Fix so that when columns are referenced in an UPDATE clause, they contain the old values from before the update started.
Add simulation of pread( )/pwrite( ) on Windows to enable concurrent inserts.
A logfile analyser that could parse out information about which tables are hit most often, how often multi-table joins are executed, etc. It should help users identify areas or table design that could be optimised to execute much more efficient queries.
Add SUM(DISTINCT).
Add ANY( ), EVERY( ), and SOME( ) group functions.
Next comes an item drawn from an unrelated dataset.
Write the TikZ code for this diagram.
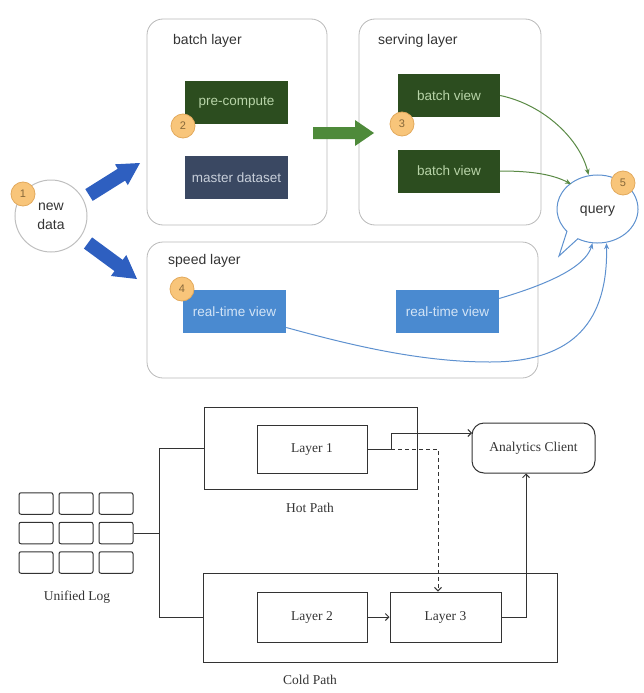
\documentclass[tikz,border=0pt]{standalone}
\usepackage{fontspec}
\setmainfont{Liberation Serif}
\newfontfamily\lambdafont{Liberation Sans}
\usetikzlibrary{arrows.meta}

\definecolor{darkgreen}{HTML}{2C4D1F}
\definecolor{greentext}{HTML}{B8D4A8}
\definecolor{slate}{HTML}{3A4862}
\definecolor{slatetext}{HTML}{C8CFDA}
\definecolor{rtblue}{HTML}{4A8AD0}
\definecolor{rttext}{HTML}{D3E4F6}
\definecolor{badgefill}{HTML}{F8C57A}
\definecolor{badgeedge}{HTML}{E2A95C}
\definecolor{badgetext}{HTML}{86683A}
\definecolor{flowblue}{HTML}{2E5FC0}
\definecolor{flowgreen}{HTML}{4E8A3A}
\definecolor{linkgreen}{HTML}{5A8A45}
\definecolor{linkblue}{HTML}{5E91CF}
\definecolor{ink}{HTML}{333333}

\tikzset{
  layerbox/.style={draw=gray!55, line width=0.8pt, rounded corners=16pt, inner sep=0},
  layertitle/.style={anchor=west, inner sep=0, text=ink, font=\lambdafont\fontsize{14}{16}\selectfont},
  tile/.style={minimum width=103pt, minimum height=43pt, inner sep=0,
    font=\lambdafont\fontsize{13.5}{15}\selectfont},
  badge/.style={circle, draw=badgeedge, line width=0.8pt, fill=badgefill, minimum size=24pt,
    inner sep=0, text=badgetext, font=\lambdafont\fontsize{11}{12}\selectfont},
  greenlink/.style={draw=linkgreen, line width=1pt, -{Stealth[length=6pt,width=5pt]}},
  bluelink/.style={draw=linkblue, line width=1pt, -{Stealth[length=6pt,width=5pt]}},
  plainbox/.style={draw=ink, line width=1pt, inner sep=0},
  serif/.style={font=\fontsize{13.5}{15}\selectfont, text=ink},
  wire/.style={draw=ink, line width=1pt},
  wirearrow/.style={wire, -{Straight Barb[length=3.5pt,width=7pt]}},
  cell/.style={draw=ink, line width=1pt, rounded corners=2pt, minimum width=34pt,
    minimum height=21.5pt, inner sep=0}
}

\begin{document}
\begin{tikzpicture}[x=1pt, y=-1pt]
\useasboundingbox (0,0) rectangle (644,693);

% ---------------- Lambda architecture ----------------
\node[layerbox, minimum width=180pt, minimum height=206pt] (batch) at (237,122) {};
\node[layerbox, minimum width=182pt, minimum height=206pt] (serving) at (450,122) {};
\node[layerbox, minimum width=391pt, minimum height=136pt] (speed) at (342.5,310) {};

\node[layertitle] (batchtitle) at (173,41) {batch layer};
\node[layertitle] (servingtitle) at (378,41) {serving layer};
\node[layertitle] (speedtitle) at (168,261) {speed layer};

\node[tile, fill=darkgreen, text=greentext] (precompute) at (236.5,102.5) {pre-compute};
\node[tile, fill=slate, text=slatetext] (master) at (236.5,177.5) {master dataset};
\node[tile, fill=darkgreen, text=greentext, minimum width=102pt] (bv1) at (449,95.5) {batch view};
\node[tile, fill=darkgreen, text=greentext, minimum width=102pt] (bv2) at (449,171) {batch view};
\node[tile, fill=rtblue, text=rttext] (rt1) at (234.5,311.5) {real-time view};
\node[tile, fill=rtblue, text=rttext] (rt2) at (447.5,311.5) {real-time view};

% incoming data
\node[circle, draw=gray!50, line width=1pt, minimum size=72pt, inner sep=0, align=center,
  text=ink, font=\lambdafont\fontsize{14}{19}\selectfont] (newdata) at (51,216) {new\\data};

% wide flow arrows
\fill[flowblue] (92.7,200.9) -- (85.3,189.1) -- (117.7,168.8) -- (115,164.3) -- (140,163)
  -- (127.8,185.1) -- (125.1,180.6) -- cycle;
\fill[flowblue] (83.9,248.6) -- (92.1,237.4) -- (122.7,259.9) -- (126.3,255.0) -- (137,279)
  -- (110.9,276.0) -- (114.5,271.1) -- cycle;
\fill[flowgreen] (313,127) -- (355,127) -- (355,120) -- (374,133) -- (355,146) -- (355,139)
  -- (313,139) -- cycle;

% query bubble
\coordinate (qc) at (597.5,209);
\node[inner sep=0, minimum width=81pt, minimum height=68pt] (query) at (qc) {};
\draw[linkblue, line width=1pt, fill=white] (qc) ++(119:40.5 and 34)
  arc[start angle=119, end angle=-221, x radius=40.5, y radius=34] -- (559,256) -- cycle;
\node[text=ink, font=\lambdafont\fontsize{14}{16}\selectfont] (querytext) at (597.5,211) {query};

% views feeding the query
\draw[greenlink] (bv1.east) .. controls (545,105) and (580,140) .. ([xshift=-9pt]query.north);
\draw[greenlink] (bv2.east) .. controls (530,171) and (552,174) .. (571,184);
\draw[bluelink] ([yshift=13pt]rt2.east) .. controls (545,285) and (585,268) .. ([xshift=-5pt]query.south);
\draw[bluelink] ([yshift=-16pt]rt1.east) .. controls (350,345) and (420,362) .. (490,362)
  .. controls (575,362) and (608,320) .. ([xshift=9pt]query.south);

% step badges
\node[badge] (b1) at (23,194) {1};
\node[badge] (b2) at (183,126) {2};
\node[badge] (b3) at (402,124) {3};
\node[badge] (b4) at (182,289) {4};
\node[badge] (b5) at (623,183) {5};

% ---------------- Hot / cold paths ----------------
\node[plainbox, minimum width=213pt, minimum height=82pt] (hot) at (310.5,448) {};
\node[plainbox, minimum width=110pt, minimum height=48pt, serif] (layer1) at (312,449) {Layer 1};
\node[serif] (hotlabel) at (310,508) {Hot Path};

\node[plainbox, rounded corners=12pt, minimum width=123pt, minimum height=50pt, serif]
  (client) at (533.5,448) {Analytics Client};

\node[plainbox, minimum width=354pt, minimum height=89pt] (cold) at (380,617.5) {};
\node[plainbox, minimum width=110pt, minimum height=50pt, serif] (layer2) at (312,617) {Layer 2};
\node[plainbox, minimum width=111pt, minimum height=50pt, serif] (layer3) at (445.5,617) {Layer 3};
\node[serif] (coldlabel) at (310,680) {Cold Path};

% unified log tiles
\foreach \c/\x in {1/36,2/76,3/116}{
  \foreach \r/\y in {1/503.5,2/533,3/562.5}{
    \node[cell] (g\r\c) at (\x,\y) {};
  }
}
\node[serif] (loglabel) at (77,597) {Unified Log};

% wiring
\draw[wire] (g23.east) -- ++(26,0) coordinate (split);
\draw[wire] (hot.west) -| (split) |- (cold.west);

\coordinate (fork) at (391,449);
\coordinate (clientin) at (472,433);
\draw[wire] (layer1.east) -- (fork);
\draw[wirearrow] (fork) |- (clientin);
\draw[wirearrow, dashed, dash pattern=on 4pt off 3pt] (fork) -| ([xshift=-7.5pt]layer3.north);
\draw[wirearrow] (layer2.east) -- (layer3.west);
\draw[wirearrow] (layer3.east) -| ([xshift=-7.5pt]client.south);

\end{tikzpicture}
\end{document}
In ANSI SQL these work only on boolean columns, but we can extend these to work on any columns/expressions by applying: value == 0 -> FALSE and value <> 0 -> TRUE.

Fix that the type for MAX(column) is the same as the column type:

mysql> CREATE TABLE t1 (a DATE);
mysql> INSERT INTO t1 VALUES (NOW( ));
mysql> CREATE TABLE t2 SELECT MAX(a) FROM t1;
mysql> SHOW COLUMNS FROM t2;

Come up with a nice syntax for a statement that will UPDATE the row if it exists and INSERT a new row if the row didn’t exist (like REPLACE works with INSERT / DELETE).
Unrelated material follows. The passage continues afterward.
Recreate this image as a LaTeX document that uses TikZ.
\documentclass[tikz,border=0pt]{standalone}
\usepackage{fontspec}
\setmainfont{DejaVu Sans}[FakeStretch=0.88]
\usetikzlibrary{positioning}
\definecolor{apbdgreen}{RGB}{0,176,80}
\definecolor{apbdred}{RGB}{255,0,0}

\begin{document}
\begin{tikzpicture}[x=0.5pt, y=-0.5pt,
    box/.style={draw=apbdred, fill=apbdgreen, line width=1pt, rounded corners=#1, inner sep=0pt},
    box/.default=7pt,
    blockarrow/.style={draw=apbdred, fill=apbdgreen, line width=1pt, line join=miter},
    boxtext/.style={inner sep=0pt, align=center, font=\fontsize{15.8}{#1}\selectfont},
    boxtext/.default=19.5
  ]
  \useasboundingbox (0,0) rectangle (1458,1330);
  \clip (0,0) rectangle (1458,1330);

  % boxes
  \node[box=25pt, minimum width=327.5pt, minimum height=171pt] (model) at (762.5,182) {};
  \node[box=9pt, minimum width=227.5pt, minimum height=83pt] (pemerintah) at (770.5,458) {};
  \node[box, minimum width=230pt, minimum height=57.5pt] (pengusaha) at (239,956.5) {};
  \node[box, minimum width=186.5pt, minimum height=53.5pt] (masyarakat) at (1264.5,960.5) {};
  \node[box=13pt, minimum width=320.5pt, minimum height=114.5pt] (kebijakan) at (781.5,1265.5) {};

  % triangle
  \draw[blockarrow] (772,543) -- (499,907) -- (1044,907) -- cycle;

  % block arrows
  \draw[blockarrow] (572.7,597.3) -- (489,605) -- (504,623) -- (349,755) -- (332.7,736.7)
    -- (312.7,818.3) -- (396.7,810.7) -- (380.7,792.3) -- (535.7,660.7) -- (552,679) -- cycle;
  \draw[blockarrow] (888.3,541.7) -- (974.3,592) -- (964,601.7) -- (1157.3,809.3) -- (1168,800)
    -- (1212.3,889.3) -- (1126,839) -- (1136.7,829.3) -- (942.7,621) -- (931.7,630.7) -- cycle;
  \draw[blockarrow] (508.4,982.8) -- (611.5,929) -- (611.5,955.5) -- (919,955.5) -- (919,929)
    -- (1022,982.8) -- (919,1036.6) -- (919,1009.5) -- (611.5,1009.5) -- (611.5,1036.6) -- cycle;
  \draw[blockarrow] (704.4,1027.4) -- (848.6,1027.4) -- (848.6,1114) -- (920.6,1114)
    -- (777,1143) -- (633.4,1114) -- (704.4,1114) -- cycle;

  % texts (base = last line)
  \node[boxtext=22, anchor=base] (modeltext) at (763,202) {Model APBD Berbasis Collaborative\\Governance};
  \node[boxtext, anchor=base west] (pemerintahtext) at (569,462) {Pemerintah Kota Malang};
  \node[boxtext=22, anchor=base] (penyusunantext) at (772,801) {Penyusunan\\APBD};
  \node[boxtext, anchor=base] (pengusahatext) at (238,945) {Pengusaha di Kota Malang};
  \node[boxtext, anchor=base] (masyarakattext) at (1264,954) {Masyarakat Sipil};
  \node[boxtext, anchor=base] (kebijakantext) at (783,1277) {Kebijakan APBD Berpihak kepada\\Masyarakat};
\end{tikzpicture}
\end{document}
Things That Have to Be Done Sometime

Implement function: get_changed_tables(timeout,table1,table2,...).
Change reading through tables to use memmap when possible. Now only compressed tables use memmap.
Add a new privilege Show_priv for SHOW commands.
Make the automatic timestamp code nicer. Add timestamps to the update log with SET TIMESTAMP=#;.
Use read/write mutex in some places to get more speed.
Full foreign key support. One probably wants to implement a procedural language first.
Simple views (first on one table, later on any expression).
Automatically close some tables if a table, temporary table, or temporary files gets error 23 (not enough open files).
When one finds a field=#, change all occurrences of field to #. Now this is only done for some simple cases.
Change all const expressions with calculated expressions if possible.
Optimise key = expression. At the moment only key = field or key = constant are optimised.
Join some of the copy functions for nicer code.
Change sql_yacc.yy to an inline parser to reduce its size and get better error messages (5 days).
Change the parser to use only one rule per different number of arguments in function.
Use of full calculation names in the order part (for ACCESS97).
MINUS, INTERSECT, and FULL OUTER JOIN. (Currently UNION [in 4.0] and LEFT OUTER JOIN are supported.)
SQL_OPTION MAX_SELECT_TIME=# to put a time limit on a query.
Make the update log to a database.
Negative LIMIT to retrieve data from the end.
Alarm around client connect/read/write functions.
Please note the changes to safe_mysqld: according to FSSTND (which Debian tries to follow) PID files should go into /var/run/<progname>.pid and log files into /var/log. It would be nice if you could put the “DATADIR” in the first declaration of “pidfile” and “log”, so the placement of these files can be changed with a single statement.
Allow a client to request logging.
Add use of zlib( ) for gzip-ed files to LOAD DATA INFILE.
Fix sorting and grouping of BLOB columns (partly solved now).
Stored procedures. Triggers are also being looked at.
A simple (atomic) update language that can be used to write loops and such in the MySQL server.
Change to use semaphores when counting threads. One should first implement a semaphore library to MIT-pthreads.
Don’t assign a new AUTO_INCREMENT value when one sets a column to 0. Use NULL instead.
Add full support for JOIN with parentheses.
As an alternative for one thread/connection manage a pool of threads to handle the queries.
Allow one to get more than one lock with GET_LOCK. When doing this, one must also handle the possible deadlocks this change will introduce.